Retumban en mis oídos las palabras de los profesores del colegio. Siempre repetían «ustedes son el futuro».  El ímpetu de la transformación de nuestras conciencias develaba espíritus briosos que prometían ser el cambio en una sociedad que parecía tocar fondo.  Con ligero optimismo algunos depositaban sus esperanzas en jóvenes que podían hacer la diferencia.  El futuro llegó y en pocos rostros reconozco la rectitud que juramos defender, por ende, nada ha cambiado.
Me cuesta creer que las jóvenes que se asquearon al quitar su venda al mundo y notar la corrupción, la avaricia y los pecados del sistema,  hoy impunes,  alegres,  sin señales de remordimientos, peor aún, orgullosas de lo que hacen y representan, son exactamente lo que repudiamos en nuestros años mozos.

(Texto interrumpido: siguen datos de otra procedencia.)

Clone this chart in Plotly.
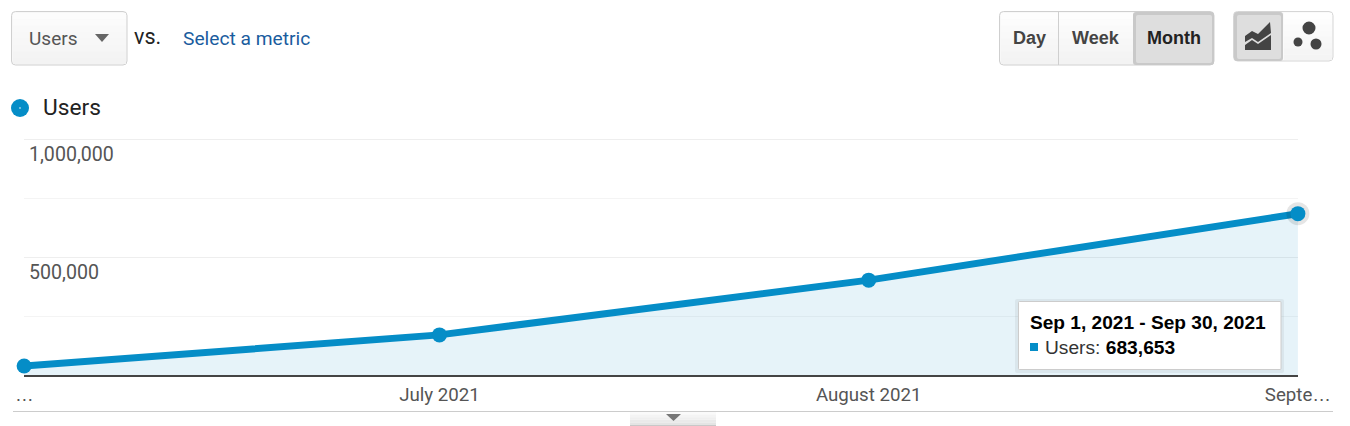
import plotly.graph_objects as go

# Data
dates = ["2021-06-01", "2021-07-01", "2021-08-01", "2021-09-01"]
users = [38000, 170000, 402000, 683653]
series_name = "Users"
ELL = "<span style='font-family:Liberation Sans'>…</span>"
x_tick_labels = [ELL, "July 2021", "August 2021", "Septe" + ELL]
y_major_vals = [0, 500000, 1000000]
y_major_labels = ["", "500,000", "1,000,000"]

W, H = 1350, 426
L, R, T, B = 24, 1298, 139, 375
BLUE = "#058DC7"
FONT = "Roboto"


def px(x):
    return (x - L) / (R - L)


def py(y):
    return (B - y) / (B - T)


def rrect_path(x0, y0, x1, y1, r):
    a0, a1 = px(x0), px(x1)
    b0, b1 = py(y0), py(y1)
    rx, ry = r / (R - L), r / (B - T)
    return (f"M{a0+rx},{b0} L{a1-rx},{b0} Q{a1},{b0} {a1},{b0-ry} L{a1},{b1+ry} "
            f"Q{a1},{b1} {a1-rx},{b1} L{a0+rx},{b1} Q{a0},{b1} {a0},{b1+ry} "
            f"L{a0},{b0-ry} Q{a0},{b0} {a0+rx},{b0} Z")


def poly_path(points):
    return "M" + " L".join(f"{px(x)},{py(y)}" for x, y in points) + " Z"


shapes = []


def rect(x0, y0, x1, y1, fill, line=None, r=0, lw=1):
    s = dict(type="path", xref="paper", yref="paper", path=rrect_path(x0, y0, x1, y1, r) if r else
             poly_path([(x0, y0), (x1, y0), (x1, y1), (x0, y1)]),
             fillcolor=fill, line=dict(color=line or "rgba(0,0,0,0)", width=lw if line else 0))
    shapes.append(s)


def gradient(x0, y0, x1, y1, top, bottom, n=8):
    # vertical shading of a button face in a few bands
    for i in range(n):
        t = i / (n - 1)
        v = round(top + (bottom - top) * t)
        rect(x0, y0 + (y1 - y0) * i / n, x1, y0 + (y1 - y0) * (i + 1) / n, f"rgb({v},{v},{v})")


def circle(cx, cy, r, fill):
    shapes.append(dict(type="circle", xref="paper", yref="paper", x0=px(cx - r), x1=px(cx + r),
                       y0=py(cy + r), y1=py(cy - r), fillcolor=fill, line=dict(width=0)))


def poly(points, fill):
    shapes.append(dict(type="path", xref="paper", yref="paper", path=poly_path(points),
                       fillcolor=fill, line=dict(width=0)))


def hline(x0, x1, y, color, w=1, layer="above"):
    shapes.append(dict(type="line", xref="paper", yref="paper", x0=px(x0), x1=px(x1), y0=py(y), y1=py(y),
                       layer=layer, line=dict(color=color, width=w)))


def vline(x, y0, y1, color, w=1):
    shapes.append(dict(type="line", xref="paper", yref="paper", x0=px(x), x1=px(x), y0=py(y0), y1=py(y1),
                       line=dict(color=color, width=w)))


annotations = []


def text(x, y, s, size, color, anchor="left", family=FONT):
    annotations.append(dict(xref="paper", yref="paper", x=px(x), y=py(y), text=s, showarrow=False,
                            xanchor=anchor, yanchor="middle", align=anchor, borderpad=0, borderwidth=0,
                            font=dict(family=family, size=size, color=color)))


# Top grid line sits on the plot edge
hline(24, 1298, 139.5, "#eeeeee", layer="below")

# First x label: Plotly hides it next to inside y labels, so it is placed at the same height as the others
text(24.5, 394, x_tick_labels[0], 18.7, "#555555", "center")

# Metric dropdown
rect(11.5, 11.5, 127, 65, "#f7f7f7", "#d0d0d0", 4)
gradient(13, 13, 126, 64, 252, 243)
poly([(95, 34), (109, 34), (102, 42)], "#666666")
text(29, 38, "Users", 19, "#555555")
text(134, 36, "vs.", 21.5, "#222222")
text(183, 38, "Select a metric", 19.2, "#1a5c9e")

# Period buttons
rect(999.5, 11.5, 1214, 65, "#f8f8f8", "#cfcfcf", 4)
gradient(1001, 13, 1213, 64, 253, 243)
vline(1058.5, 12, 65, "#cfcfcf")
rect(1133, 12, 1214, 65, "#c9c9c9", None, 3)
rect(1136, 15, 1212, 63, "#dedede", None, 2)
text(1029, 38, "<b>Day</b>", 18, "#444444", "center", "Liberation Sans")
text(1095.5, 38, "<b>Week</b>", 18, "#444444", "center", "Liberation Sans")
text(1173.5, 38, "<b>Month</b>", 18, "#222222", "center", "Liberation Sans")

# Chart type buttons
rect(1233.5, 11.5, 1333, 61, "#fafafa", "#d6d6d6", 4)
gradient(1284, 13, 1332, 60, 254, 244)
rect(1234, 12, 1283, 61, "#c9c9c9", None, 3)
rect(1237, 15, 1281, 59, "#dedede", None, 2)
poly([(1245, 36), (1252, 31), (1258, 34), (1270, 22), (1271, 33), (1258, 42), (1252, 38), (1245, 42)], "#444444")
poly([(1245, 45), (1252, 40), (1258, 44), (1271, 35), (1271, 50), (1245, 50)], "#444444")
circle(1309, 28, 6.5, "#444444")
circle(1298, 42, 4.5, "#444444")
circle(1316, 44, 5.5, "#444444")

# Legend
circle(20, 108, 9, BLUE)
circle(20, 108, 0.8, "#ffffff")
text(43, 108, series_name, 22.7, "#222222")

# Footer
hline(13, 1333, 411.5, "#cccccc")
gradient(630, 412, 716, 425, 250, 228, n=5)
hline(630, 716, 425.5, "#c8c8c8")
poly([(666, 414), (681, 414), (673.5, 421)], "#777777")

# Tooltip
rect(1015, 299, 1284, 373, "rgba(0,0,0,0.05)", None, 2)
rect(1018.5, 301.5, 1281, 369.5, "#ffffff", "#cccccc", 1)
rect(1030, 343, 1038, 351, BLUE)
text(1030, 322.5, "<b>Sep 1, 2021 - Sep 30, 2021</b>", 19.1, "#000000", family="Liberation Sans")
text(1045, 347.5, "Users: <b style='color:#000'>683,653</b>", 19.2, "#333333", family="Liberation Sans")

fig = go.Figure()
fig.add_trace(go.Scatter(x=dates, y=users, mode="lines", fill="tozeroy", fillcolor="rgba(5,141,199,0.1)",
                         line=dict(color=BLUE, width=7), hoverinfo="skip", showlegend=False))
fig.add_trace(go.Scatter(x=dates[-1:], y=users[-1:], mode="markers", cliponaxis=False,
                         marker=dict(color="rgba(0,0,0,0.10)", size=23), hoverinfo="skip", showlegend=False))
fig.add_trace(go.Scatter(x=dates, y=users, mode="markers", cliponaxis=False, name=series_name,
                         marker=dict(color=BLUE, size=15), hoverinfo="skip", showlegend=False))

fig.update_layout(
    width=W, height=H, autosize=False, paper_bgcolor="#ffffff", plot_bgcolor="#ffffff",
    margin=dict(l=L, r=W - R, t=T, b=H - B, pad=0),
    showlegend=False, shapes=shapes, annotations=annotations,
    xaxis=dict(type="date", range=["2021-05-31 23:50", "2021-09-01 00:10"], tickmode="array", tickvals=dates,
               ticktext=x_tick_labels,
               showgrid=False, ticks="", showline=True, linecolor="#444444", linewidth=2, zeroline=False,
               tickfont=dict(family=FONT, size=18.7, color="#555555"), ticklabelstandoff=2,
               automargin=False),
    yaxis=dict(range=[0, 1000000], tickmode="array", tickvals=y_major_vals, ticktext=y_major_labels,
               ticklabelposition="inside bottom", ticks="", showline=False, zeroline=False,
               gridcolor="#eeeeee", gridwidth=1, tickfont=dict(family=FONT, size=19.6, color="#555555"),
               ticklabelstandoff=2, ticklabelshift=1, automargin=False,
               minor=dict(tickmode="array", tickvals=[250000, 750000], showgrid=True, gridcolor="#f4f4f4", gridwidth=1, ticks="")),
)

fig.write_html("out.html", config=dict(displayModeBar=False),
               post_script="document.body.style.margin='0';document.body.style.overflow='hidden';")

Si estuviera hablando de sólo una o dos estaría incómoda pero no indignada. Me es inconcebible que quienes estuvimos ahí, mirando los ojos de los esperanzados, hoy no carguemos con la responsabilidad de este presente tan desolado.
Siguen las promesas en los salones de clases y me pregunto; ¿estará allí el cambio o se trata de otra forma de retórica ramplona y sin fundamento que un par de profesores románticos cree o simulan creer como parte de un oficio libreteado para engañarnos sobre el equilibrio de las cargas y las posibilidades de cambiar el rumbo de la historia, revertir las injusticias y la mezquindad de los ricos?
No puedo callar mi desencanto porque creí en una generación de iguales. Me rodeé de mujeres inteligentes, capaces, que visualicé como líderes guerreras de las causas justas, fuertes, hermosas. Creí en una generación transformadora y veo a una generación conformada, no todas, por supuesto que muchas están guerreando desde sus posibilidades, pero otras, quizás las más «fuertes» están vencidas por la fuerza de una cultura de esposas perfectas que utilizaron sus encantos para «atrapar» a un «buen partido» y no para «tomarse el mundo» como sugería,  en ese entonces, la publicidad de una gaseosa que curiosamente también se refería a una «generación».
Sería injusto señalar a quienes la fuerza de la necesidad las contuvo y no tuvieron opciones, pero sí debo hacerlo con aquellas que se ponen una venda hipócrita y creen que la diferencia entre ellas y los «verdaderos» corruptos es la cantidad de lo robado. Las que defienden dicha corrupción como prácticas normales. Aquellas que ven en el dinero el camino más expedito para sus fines y sus motivaciones son precisamente acumular ese dinero con el que comprarán más consciencias, adquirirán más lujos  y las hará pertenecer a esa sociedad que excluye y arrasa con lo que debería ser de todos. Ellas se justifican diciéndome que yo no sé de la vida.
Debo decir con dolor que las presidenciables de mi generación son lambesuelas de ese maldito sistema que mantiene a «mi pobre gente pobre» comiendo mierda.